Nous invitons les partenaires courtiers de Trisura à prendre connaissance des conseils utiles suivants qui pourraient les aider quand ils auront à s’entretenir avec leurs clients entrepreneurs.
Qu’est-ce que cette décision pourrait signifier pour les entrepreneurs ?
- L’entrepreneur comme débiteur principal en vertu d’un cautionnement – Quand un entrepreneur est contractuellement tenu d’afficher un cautionnement, il est dès lors considéré comme étant le débiteur principal en vertu du cautionnement. C’était le cas de Langford dans l’affaire Valard. Considérant que l’obligation fiduciaire est la responsabilité du bénéficiaire, nous nous attendons à ce que les bénéficiaires, en vertu des contrats de cautionnement, transfèrent au débiteur principal leur obligation d’informer les réclamants éventuels de l’existence du cautionnement. Dans de telles situations, les débiteurs principaux, en vertu des cautionnements, sont tenus d’informer les réclamants potentiels de l’existence de ce cautionnement en insérant une copie de celui-ci dans leurs contrats de sous-traitance et leurs bons de commandes.
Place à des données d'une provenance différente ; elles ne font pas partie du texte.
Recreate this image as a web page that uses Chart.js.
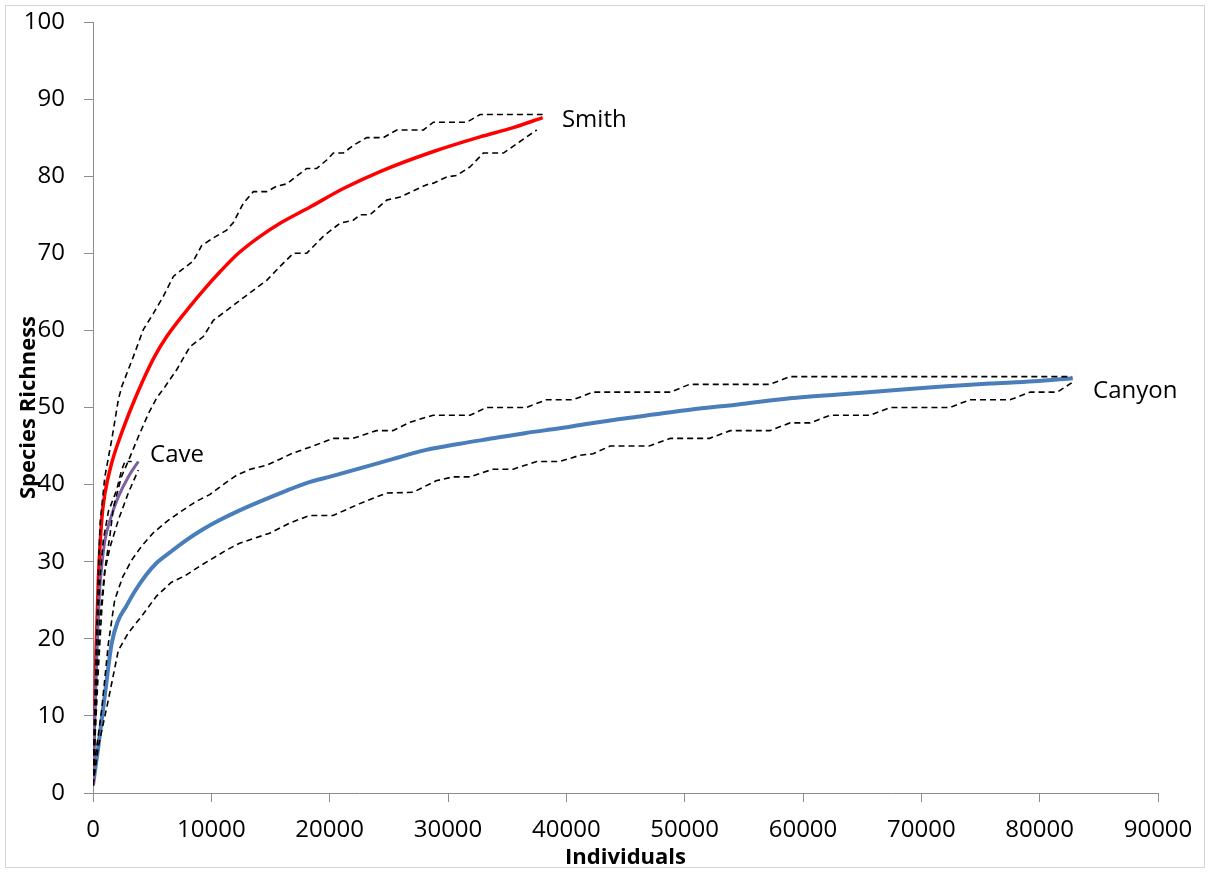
<!DOCTYPE html>
<html>
<head>
<meta charset="utf-8">
<title>Species accumulation curves</title>
<script src="https://cdn.jsdelivr.net/npm/chart.js@4/dist/chart.umd.min.js"></script>
<style>
  html, body { margin: 0; padding: 0; background: #ffffff; }
  #wrap { width: 1210px; height: 873px; }
</style>
</head>
<body>
<div id="wrap"><canvas id="chart" width="1210" height="873"></canvas></div>
<script>
// Axis ticks
const xTicks = [0, 10000, 20000, 30000, 40000, 50000, 60000, 70000, 80000, 90000];
const yTicks = [0, 10, 20, 30, 40, 50, 60, 70, 80, 90, 100];

// Smith: rarefied richness and 95% bounds
const smithX = [0, 100, 250, 450, 735, 1015, 1580, 2420, 3270, 4250, 5200, 6230, 7920, 9325, 10735, 12285, 14120, 15810, 18345, 21160, 24260, 28770, 32710, 35500, 38000];
const smithY = [1, 8, 18, 27.6, 35.4, 38.9, 42.8, 46.7, 50.1, 53.6, 56.6, 59.2, 62.6, 65.2, 67.6, 70.0, 72.2, 73.9, 76.0, 78.4, 80.6, 83.2, 85.1, 86.3, 87.6];
const smithUpX = [0, 150, 300, 450, 600, 1000, 1580, 2140, 2425, 3410, 4250, 5100, 5940, 6790, 7630, 8480, 9185, 10170, 11300, 11860, 12710, 13550, 14680, 15520, 16370, 17210, 18060, 18900, 19750, 20310, 21150, 22000, 23130, 24540, 25670, 27925, 28770, 31590, 32710, 38000];
const smithUpY = [1, 10, 20, 28.5, 35, 41, 45.8, 51, 52.7, 56.6, 60.1, 62.2, 64.4, 67, 68, 69, 71, 72, 73, 74, 76.5, 78, 78, 78.7, 79, 80, 81, 81, 82.1, 83, 83, 84, 85, 85, 86, 86, 87, 87, 88, 88];
const smithLoX = [0, 150, 350, 600, 1000, 1440, 1720, 2400, 3130, 3830, 4680, 5400, 6085, 7070, 8200, 9325, 10170, 11300, 12425, 13550, 14680, 15810, 16930, 18060, 19460, 20870, 22000, 22560, 23410, 24820, 25950, 27075, 28200, 28770, 29890, 30740, 31860, 32990, 34680, 36090, 37500];
const smithLoY = [1, 8, 16, 23, 29, 33.5, 37, 41, 43.6, 46.2, 49.2, 51.3, 52.7, 54.9, 57.9, 59.2, 61.3, 62.6, 63.9, 65.2, 66.5, 68.3, 70, 70, 72.2, 73.9, 74.3, 75, 75, 76.9, 77.3, 78.1, 78.9, 79.1, 79.9, 80.1, 81.2, 83, 83, 84.5, 86];

// Cave: rarefied richness and 95% bounds
const caveX = [0, 150, 350, 550, 735, 1015, 1440, 2140, 2980, 3830];
const caveY = [1, 10, 19, 26, 29.4, 32.8, 35.4, 38.4, 41, 43];
const caveUpX = [0, 150, 350, 600, 870, 1300, 2000, 2420, 2700, 3270];
const caveUpY = [1, 11, 21, 28, 32.8, 36.5, 39.3, 41.9, 43, 43];
const caveLoX = [0, 200, 450, 750, 1015, 1440, 2140, 2980, 3830];
const caveLoY = [1, 8, 16, 24, 28.9, 31.9, 35.4, 38.9, 41.9];

// Canyon: rarefied richness and 95% bounds
const canyonX = [0, 450, 1015, 1580, 2110, 2800, 3550, 4500, 5350, 6500, 7890, 9300, 10710, 12300, 14090, 16000, 18030, 20200, 22540, 25300, 28170, 31000, 33800, 36600, 39450, 42260, 46000, 50450, 54500, 58900, 63000, 67350, 71500, 75800, 79500, 82800];
const canyonY = [1, 6, 12.9, 19.4, 22.3, 24.2, 26.2, 28.3, 29.8, 31.2, 32.8, 34.2, 35.4, 36.6, 37.8, 39.0, 40.2, 41.1, 42.1, 43.3, 44.5, 45.3, 46.0, 46.7, 47.3, 48.0, 48.8, 49.7, 50.4, 51.2, 51.7, 52.2, 52.7, 53.1, 53.4, 53.8];
const canyonUpX = [0, 170, 735, 1300, 1830, 2500, 3270, 4100, 5070, 6300, 7610, 8700, 9860, 11000, 12120, 13300, 14650, 15800, 16910, 18600, 20290, 21980, 23950, 25350, 26800, 28740, 31870, 33240, 36620, 38310, 40560, 42260, 48800, 50400, 57200, 58900, 82700];
const canyonUpY = [1, 4.3, 10.8, 19.4, 25, 28, 30.2, 32, 33.7, 35.3, 36.7, 37.8, 38.7, 40, 41.2, 42, 42.5, 43.3, 44.1, 45, 46, 46, 47, 47, 48.1, 49, 49, 50, 50, 51, 51, 52, 52, 53, 53, 54, 54];
const canyonLoX = [0, 450, 1300, 2140, 3000, 4090, 5350, 6600, 7800, 9000, 11270, 12390, 14930, 16600, 18310, 20290, 22500, 24790, 27040, 29000, 30430, 31840, 33800, 35500, 37500, 39450, 41150, 42260, 43700, 47000, 48800, 52100, 53850, 57200, 58900, 60600, 62300, 65700, 67350, 72400, 74100, 77500, 79200, 81500, 82700];
const canyonLoY = [1, 6, 12.1, 18.5, 20.8, 22.9, 25.5, 27.3, 28.2, 29.4, 31.5, 32.4, 33.7, 35, 36, 36, 37.5, 38.9, 39, 40.5, 41, 41, 42, 42, 43, 43, 43.8, 44, 45, 45, 46, 46, 47, 47, 48, 48, 49, 49, 50, 50, 51, 51, 52, 52, 53.2];

// Series names drawn next to the curve ends: [text, x, y]
const seriesLabels = [
  ['Smith', 39630, 87.3],
  ['Canyon', 84510, 52.1],
  ['Cave', 4820, 43.8]
];

const FONT = "'Open Sans', 'Liberation Sans', sans-serif";
const AXIS_GREY = '#8c8c8c';

function pts(xs, ys) {
  return xs.map((x, i) => ({ x: x, y: ys[i] }));
}

function meanLine(label, xs, ys, color, width, order) {
  return {
    label: label,
    data: pts(xs, ys),
    borderColor: color,
    borderWidth: width,
    pointRadius: 0,
    fill: false,
    cubicInterpolationMode: 'monotone',
    order: order
  };
}

function boundLine(label, xs, ys) {
  return {
    label: label,
    data: pts(xs, ys),
    borderColor: '#000000',
    borderWidth: 1.6,
    borderDash: [6, 4],
    pointRadius: 0,
    fill: false,
    tension: 0,
    order: 0
  };
}

// White page with a thin grey frame
const framePlugin = {
  id: 'frame',
  beforeDraw(chart) {
    const ctx = chart.ctx;
    ctx.save();
    ctx.fillStyle = '#ffffff';
    ctx.fillRect(0, 0, chart.width, chart.height);
    ctx.strokeStyle = '#d4d4d4';
    ctx.lineWidth = 1;
    ctx.strokeRect(5.5, 5.5, chart.width - 11, chart.height - 11);
    ctx.restore();
  }
};

// Series names placed in data coordinates
const seriesLabelPlugin = {
  id: 'seriesLabels',
  afterDatasetsDraw(chart) {
    const ctx = chart.ctx;
    const xs = chart.scales.x, ys = chart.scales.y;
    ctx.save();
    ctx.font = '24px ' + FONT;
    ctx.fillStyle = '#000000';
    ctx.textAlign = 'left';
    ctx.textBaseline = 'middle';
    seriesLabels.forEach(([text, x, y]) => {
      ctx.fillText(text, xs.getPixelForValue(x), ys.getPixelForValue(y));
    });
    ctx.restore();
  }
};

new Chart(document.getElementById('chart'), {
  type: 'line',
  data: {
    datasets: [
      boundLine('Smith upper', smithUpX, smithUpY),
      boundLine('Smith lower', smithLoX, smithLoY),
      boundLine('Cave upper', caveUpX, caveUpY),
      boundLine('Cave lower', caveLoX, caveLoY),
      boundLine('Canyon upper', canyonUpX, canyonUpY),
      boundLine('Canyon lower', canyonLoX, canyonLoY),
      meanLine('Cave', caveX, caveY, '#7d60a0', 3, 1),
      meanLine('Smith', smithX, smithY, '#ff0000', 3.5, 2),
      meanLine('Canyon', canyonX, canyonY, '#4a7ebb', 4, 3)
    ]
  },
  options: {
    responsive: false,
    animation: false,
    devicePixelRatio: 1,
    layout: { padding: { left: 0, right: 52, top: 22, bottom: 0 } },
    plugins: {
      legend: { display: false },
      tooltip: { enabled: false }
    },
    scales: {
      x: {
        type: 'linear',
        min: 0,
        max: 90000,
        afterFit(scale) {
          scale.height = 80;
          scale.paddingLeft = 0;
          scale.paddingRight = 0;
        },
        afterBuildTicks(scale) { scale.ticks = xTicks.map(v => ({ value: v })); },
        ticks: {
          callback: v => String(v),
          font: { family: FONT, size: 24 },
          color: '#000000',
          padding: 14,
          maxRotation: 0,
          autoSkip: false
        },
        grid: {
          drawOnChartArea: false,
          drawTicks: true,
          tickLength: 9,
          color: AXIS_GREY
        },
        border: { color: AXIS_GREY, width: 1 },
        title: {
          display: true,
          text: 'Individuals',
          font: { family: FONT, size: 22, weight: 'bold' },
          color: '#000000',
          padding: { top: 0, bottom: 2 }
        }
      },
      y: {
        type: 'linear',
        min: 0,
        max: 100,
        afterFit(scale) {
          scale.width = 93;
          scale.paddingTop = 0;
          scale.paddingBottom = 0;
        },
        afterBuildTicks(scale) { scale.ticks = yTicks.map(v => ({ value: v })); },
        ticks: {
          font: { family: FONT, size: 24 },
          color: '#000000',
          padding: 19,
          autoSkip: false
        },
        grid: {
          drawOnChartArea: false,
          drawTicks: true,
          tickLength: 9,
          color: AXIS_GREY
        },
        border: { color: AXIS_GREY, width: 1 },
        title: {
          display: true,
          text: 'Species Richness',
          font: { family: FONT, size: 22, weight: 'bold' },
          color: '#000000',
          padding: { top: 16, bottom: 0 }
        }
      }
    }
  },
  plugins: [framePlugin, seriesLabelPlugin]
});
</script>
</body>
</html>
- L’entrepreneur comme bénéficiaire en vertu d’un cautionnement – Inversement, quand par exemple un entrepreneur général exige de ses sous-traitants et fournisseurs qu’ils affichent des cautionnements (à savoir dans les situations où l’entrepreneur général est le bénéficiaire et le sous-traitant est le débiteur principal), l’entrepreneur général peut passer outre ce processus de notification onéreux en remettant une copie de cette exigence contractuelle à ses sous-traitants et fournisseurs.
Comment les entrepreneurs peuvent-ils s’assurer que les travailleurs soient informés de l’existence du cautionnement ?
Quand et comment les réclamants potentiels peuvent-ils être informés de l’existence du cautionnement ? Cela dépend des caractéristiques propres à chaque projet. Ainsi, dans l’affaire Valard, l’un des éléments sur lesquels la Cour suprême s’est fortement appuyée était le fait que ce projet spécifique, à savoir un projet de construction dans le secteur des sables bitumineux, constituait un type de projet qui historiquement ne faisait l’objet d’aucun cautionnement au Canada.
Cependant, il existe plusieurs concepts généraux qui s’appliquent à la plupart des situations et que les entrepreneurs auraient avantage à mettre en application :
- Si une remorque sur un chantier ou un autre lieu de rencontre est fréquenté par des réclamants potentiels, une copie du cautionnement devrait être affichée bien en vue sur ce lieu.
- Si l’entrepreneur est informé de tout différend en matière de paiement entre des parties qui pourrait faire l’objet d’une réclamation en vertu du cautionnement, l’entrepreneur devrait alors fournir immédiatement une copie du cautionnement à la partie alléguant un défaut de paiement.
- Si l’entrepreneur est avisé de tout privilège, il devrait alors fournir au demandeur du privilège une copie du cautionnement.
- L’entrepreneur devrait préciser dans ses contrats de sous-traitance l’existence de tout cautionnement et encourager ses sous-traitants à faire inclure de telles dispositions dans leurs contrats de sous-traitance et leurs bons de commandes.
- L’entrepreneur ne devrait jamais dissuader un réclamant potentiel de déposer une réclamation en vertu d’un cautionnement en contraignant les parties au litige à résoudre la situation avant le dépôt d’une réclamation.
Trisura est d’avis que l’utilisation adéquate des cautionnements et l’application de la décision dans l’affaire Valard permettront à plus de compagnies de construction de déposer des réclamations opportunes. Cette décision s’inscrit très bien dans la mouvance des paiements sans délai et d’autres lois comparables qui renforcent la possibilité pour tous les intervenants dans l’industrie de la construction d’être payés leur dû et sans délai.